EXERCISE
Print only the lines from the top of the data through the line with "idx = list(range(len(DATES)))", both included, skipping every picture.

DATASET SECTION
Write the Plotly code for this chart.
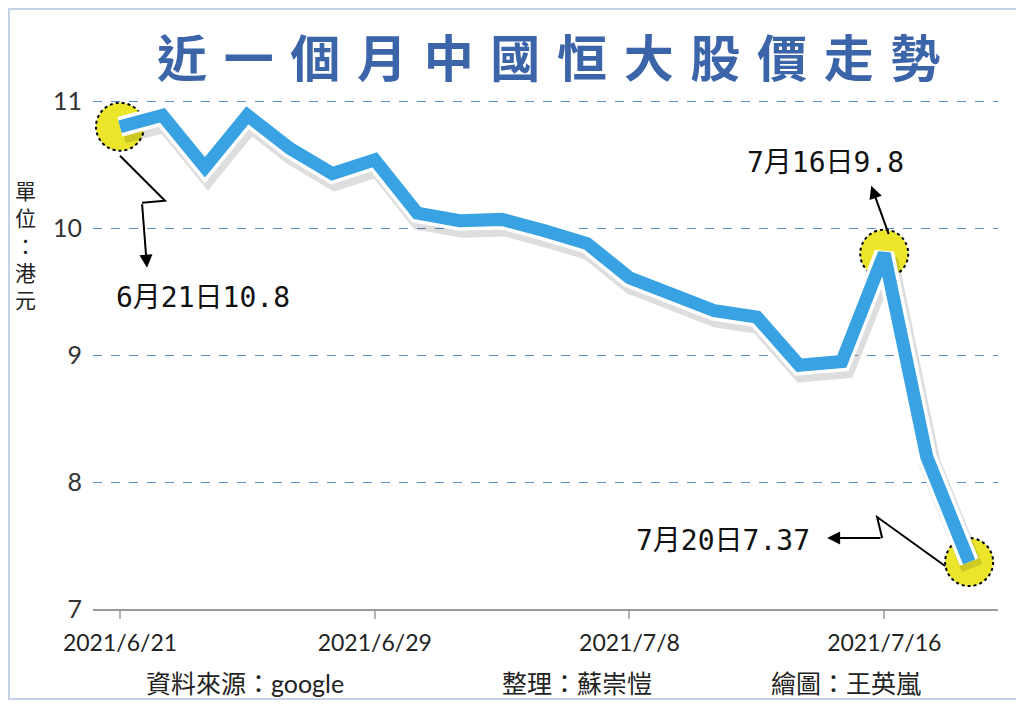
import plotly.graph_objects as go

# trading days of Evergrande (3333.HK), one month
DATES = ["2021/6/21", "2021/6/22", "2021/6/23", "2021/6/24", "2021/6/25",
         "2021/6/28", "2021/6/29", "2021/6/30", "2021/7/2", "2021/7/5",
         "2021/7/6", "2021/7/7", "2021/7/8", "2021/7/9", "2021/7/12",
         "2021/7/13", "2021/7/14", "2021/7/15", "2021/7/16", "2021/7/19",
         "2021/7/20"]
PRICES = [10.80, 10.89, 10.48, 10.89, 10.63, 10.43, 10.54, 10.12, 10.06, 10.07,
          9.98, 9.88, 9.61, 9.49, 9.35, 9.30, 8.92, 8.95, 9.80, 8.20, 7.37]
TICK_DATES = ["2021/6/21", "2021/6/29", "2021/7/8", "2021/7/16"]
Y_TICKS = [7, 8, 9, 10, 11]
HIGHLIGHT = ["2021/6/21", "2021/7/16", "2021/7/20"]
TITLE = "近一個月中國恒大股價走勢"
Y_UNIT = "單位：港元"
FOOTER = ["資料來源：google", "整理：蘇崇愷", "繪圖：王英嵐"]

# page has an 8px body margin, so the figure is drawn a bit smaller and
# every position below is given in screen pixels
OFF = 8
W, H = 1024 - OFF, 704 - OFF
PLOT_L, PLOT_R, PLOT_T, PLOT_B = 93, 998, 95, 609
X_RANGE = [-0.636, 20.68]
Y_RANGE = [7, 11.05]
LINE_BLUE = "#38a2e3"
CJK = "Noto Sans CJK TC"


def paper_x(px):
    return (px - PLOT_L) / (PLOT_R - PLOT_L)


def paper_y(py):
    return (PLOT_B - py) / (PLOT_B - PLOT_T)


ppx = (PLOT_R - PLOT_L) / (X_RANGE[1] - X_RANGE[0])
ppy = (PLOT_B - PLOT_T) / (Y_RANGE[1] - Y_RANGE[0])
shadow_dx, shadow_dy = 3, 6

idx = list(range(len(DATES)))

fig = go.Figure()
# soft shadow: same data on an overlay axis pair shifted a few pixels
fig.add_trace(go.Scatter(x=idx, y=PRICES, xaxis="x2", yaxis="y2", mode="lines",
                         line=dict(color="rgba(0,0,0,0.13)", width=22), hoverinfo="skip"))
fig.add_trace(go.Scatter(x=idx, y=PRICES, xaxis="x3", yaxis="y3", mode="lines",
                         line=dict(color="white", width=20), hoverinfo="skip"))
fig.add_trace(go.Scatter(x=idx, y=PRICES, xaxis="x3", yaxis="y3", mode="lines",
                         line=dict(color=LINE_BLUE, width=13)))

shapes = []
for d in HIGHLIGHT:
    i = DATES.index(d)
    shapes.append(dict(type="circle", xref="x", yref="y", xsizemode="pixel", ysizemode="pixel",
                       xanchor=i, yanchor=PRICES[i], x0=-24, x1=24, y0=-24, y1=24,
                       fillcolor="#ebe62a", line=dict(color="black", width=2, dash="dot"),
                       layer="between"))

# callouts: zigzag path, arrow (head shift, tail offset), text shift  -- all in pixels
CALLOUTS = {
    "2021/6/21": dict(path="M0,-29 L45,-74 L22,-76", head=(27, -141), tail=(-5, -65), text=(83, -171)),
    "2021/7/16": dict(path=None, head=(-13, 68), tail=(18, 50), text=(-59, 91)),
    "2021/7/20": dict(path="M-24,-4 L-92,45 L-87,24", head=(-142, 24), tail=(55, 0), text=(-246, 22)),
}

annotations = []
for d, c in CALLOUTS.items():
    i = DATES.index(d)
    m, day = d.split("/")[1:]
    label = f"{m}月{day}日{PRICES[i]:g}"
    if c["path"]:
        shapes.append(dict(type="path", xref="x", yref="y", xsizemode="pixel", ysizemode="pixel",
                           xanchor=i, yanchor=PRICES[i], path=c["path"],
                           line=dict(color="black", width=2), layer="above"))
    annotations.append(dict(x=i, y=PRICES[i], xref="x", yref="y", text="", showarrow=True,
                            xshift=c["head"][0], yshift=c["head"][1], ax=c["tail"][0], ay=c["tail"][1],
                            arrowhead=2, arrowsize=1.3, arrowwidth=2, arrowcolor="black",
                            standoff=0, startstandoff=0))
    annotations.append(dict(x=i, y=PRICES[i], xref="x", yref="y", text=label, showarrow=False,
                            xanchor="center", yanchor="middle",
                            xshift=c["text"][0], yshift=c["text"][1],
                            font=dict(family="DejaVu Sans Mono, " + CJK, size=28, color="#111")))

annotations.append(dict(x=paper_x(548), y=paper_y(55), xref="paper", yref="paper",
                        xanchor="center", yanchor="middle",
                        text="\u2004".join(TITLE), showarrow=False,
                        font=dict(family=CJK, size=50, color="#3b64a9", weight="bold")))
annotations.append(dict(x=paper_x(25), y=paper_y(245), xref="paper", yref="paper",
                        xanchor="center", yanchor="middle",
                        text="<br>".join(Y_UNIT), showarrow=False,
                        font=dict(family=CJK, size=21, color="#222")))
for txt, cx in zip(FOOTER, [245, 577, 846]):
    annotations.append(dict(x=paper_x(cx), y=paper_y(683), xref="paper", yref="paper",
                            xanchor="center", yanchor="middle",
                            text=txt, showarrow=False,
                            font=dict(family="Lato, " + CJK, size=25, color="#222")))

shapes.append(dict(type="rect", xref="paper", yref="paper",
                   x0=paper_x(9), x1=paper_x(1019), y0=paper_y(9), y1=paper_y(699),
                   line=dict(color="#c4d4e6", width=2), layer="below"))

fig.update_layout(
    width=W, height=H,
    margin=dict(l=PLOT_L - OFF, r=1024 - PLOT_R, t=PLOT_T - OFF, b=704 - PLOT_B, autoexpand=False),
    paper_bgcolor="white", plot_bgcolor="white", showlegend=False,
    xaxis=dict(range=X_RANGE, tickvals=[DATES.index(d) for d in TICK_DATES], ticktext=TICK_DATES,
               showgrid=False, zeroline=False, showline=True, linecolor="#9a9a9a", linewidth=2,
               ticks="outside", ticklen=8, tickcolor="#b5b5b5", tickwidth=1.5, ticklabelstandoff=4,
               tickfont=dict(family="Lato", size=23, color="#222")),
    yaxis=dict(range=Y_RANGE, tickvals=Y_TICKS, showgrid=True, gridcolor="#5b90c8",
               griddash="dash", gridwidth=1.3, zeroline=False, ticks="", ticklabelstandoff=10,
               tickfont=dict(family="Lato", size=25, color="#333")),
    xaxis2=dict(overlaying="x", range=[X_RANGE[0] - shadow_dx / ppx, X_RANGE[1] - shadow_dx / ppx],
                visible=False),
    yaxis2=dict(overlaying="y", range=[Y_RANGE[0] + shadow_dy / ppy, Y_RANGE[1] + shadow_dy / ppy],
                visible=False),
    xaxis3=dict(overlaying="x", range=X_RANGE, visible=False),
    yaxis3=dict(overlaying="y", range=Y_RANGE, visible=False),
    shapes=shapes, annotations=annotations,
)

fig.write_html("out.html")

RIGHT ANSWER
Write the Plotly code for this chart.
import plotly.graph_objects as go

# trading days of Evergrande (3333.HK), one month
DATES = ["2021/6/21", "2021/6/22", "2021/6/23", "2021/6/24", "2021/6/25",
         "2021/6/28", "2021/6/29", "2021/6/30", "2021/7/2", "2021/7/5",
         "2021/7/6", "2021/7/7", "2021/7/8", "2021/7/9", "2021/7/12",
         "2021/7/13", "2021/7/14", "2021/7/15", "2021/7/16", "2021/7/19",
         "2021/7/20"]
PRICES = [10.80, 10.89, 10.48, 10.89, 10.63, 10.43, 10.54, 10.12, 10.06, 10.07,
          9.98, 9.88, 9.61, 9.49, 9.35, 9.30, 8.92, 8.95, 9.80, 8.20, 7.37]
TICK_DATES = ["2021/6/21", "2021/6/29", "2021/7/8", "2021/7/16"]
Y_TICKS = [7, 8, 9, 10, 11]
HIGHLIGHT = ["2021/6/21", "2021/7/16", "2021/7/20"]
TITLE = "近一個月中國恒大股價走勢"
Y_UNIT = "單位：港元"
FOOTER = ["資料來源：google", "整理：蘇崇愷", "繪圖：王英嵐"]

# page has an 8px body margin, so the figure is drawn a bit smaller and
# every position below is given in screen pixels
OFF = 8
W, H = 1024 - OFF, 704 - OFF
PLOT_L, PLOT_R, PLOT_T, PLOT_B = 93, 998, 95, 609
X_RANGE = [-0.636, 20.68]
Y_RANGE = [7, 11.05]
LINE_BLUE = "#38a2e3"
CJK = "Noto Sans CJK TC"


def paper_x(px):
    return (px - PLOT_L) / (PLOT_R - PLOT_L)


def paper_y(py):
    return (PLOT_B - py) / (PLOT_B - PLOT_T)


ppx = (PLOT_R - PLOT_L) / (X_RANGE[1] - X_RANGE[0])
ppy = (PLOT_B - PLOT_T) / (Y_RANGE[1] - Y_RANGE[0])
shadow_dx, shadow_dy = 3, 6

idx = list(range(len(DATES)))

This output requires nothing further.